Los indicios de esa búsqueda pueden ser tan pedestres como recuperar al reparador de colchones o el vendedor de fritas, o volver a sesionar en el Capitolio Nacional —albergó vacas lecheras y fieras disecadas: nada originales García Márquez y Carpentier— y al mismo tiempo dar luz verde para que salgan y entren cubanos de Cuba, algo que suena macarrónico a cualquier hijo de vecino no-cubano. En todo caso, los indicios conducen al Norte; son señas que se le hacen al dogout contrario.
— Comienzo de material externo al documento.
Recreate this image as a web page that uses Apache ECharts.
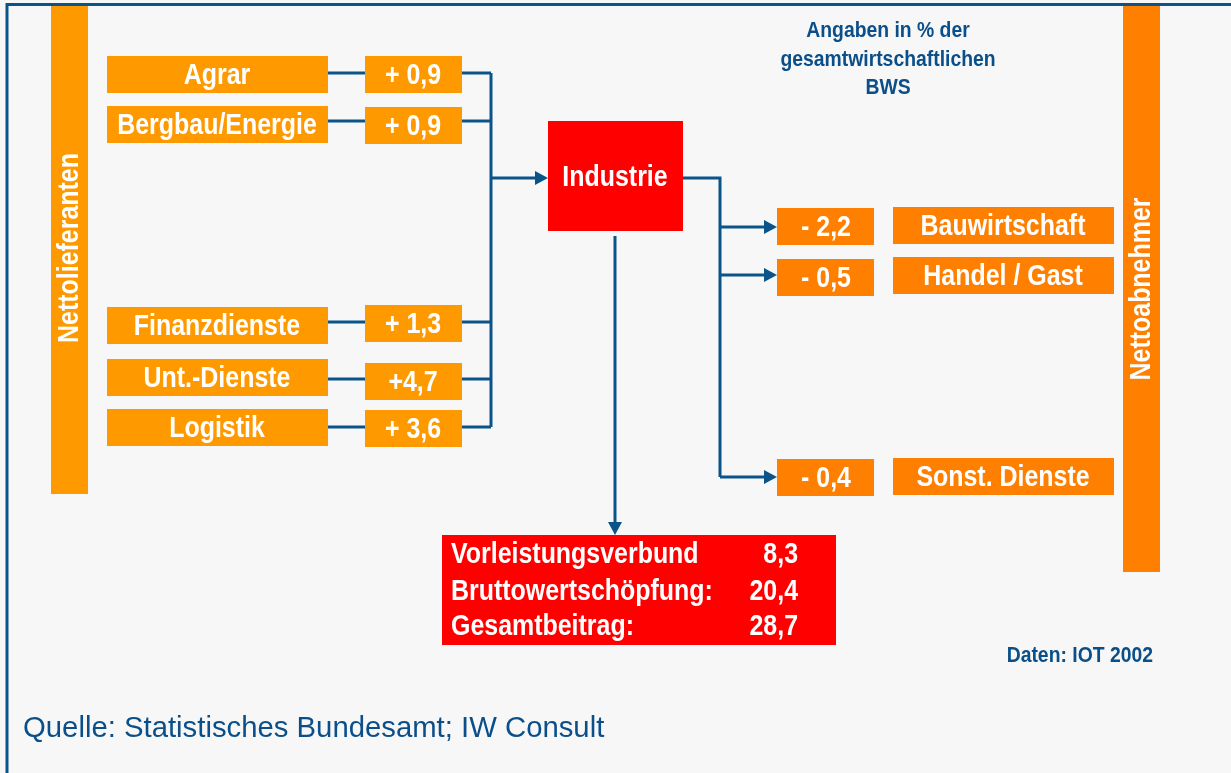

Así pues, ¿Habría algo mejor que la pelota para salvar este inning final? El beisbol, como lo ha sido en otras ocasiones, ofrece ese nivel lo suficientemente diplomático —tiempo, estrategia— para sin prisa pero sin pausa, dejar a los futuros dirigentes cubanos una sociedad menos desesperanzada, no ya pobremente alimentada. Saben muy bien los dirigentes cubanos que el modelo autoritario y centralizado de economía no funciona. Pero, como en el béisbol, confían en que hasta el último out no hay nada decidido. Luego, la jugada seria perder pero perder sin dejar la mala impresión de haber estado jugando medio siglo para nada o como dirían en mi barrio, jugando majá.

Aceptar la participación en la Serie del Caribe puede ser una analogía de lo que está sucediendo con Cuba en el terreno internacional y nacional: necesitan jugar y van a aceptar algunas reglas. El balance entre necesidad y seguir reglas es lo que definirá el futuro de la Isla. Lejanos están ya los días en que el beisbol cubano imponía su nivel de juego, aplastaba a sus enemigos amateur y se sentía dueño de cargar bate de aluminio y bola rápida con los consiguientes jonrones. Sin embargo, habrá que tener mucho ojo con el dogout: un cambio de seña y volveremos a empezar.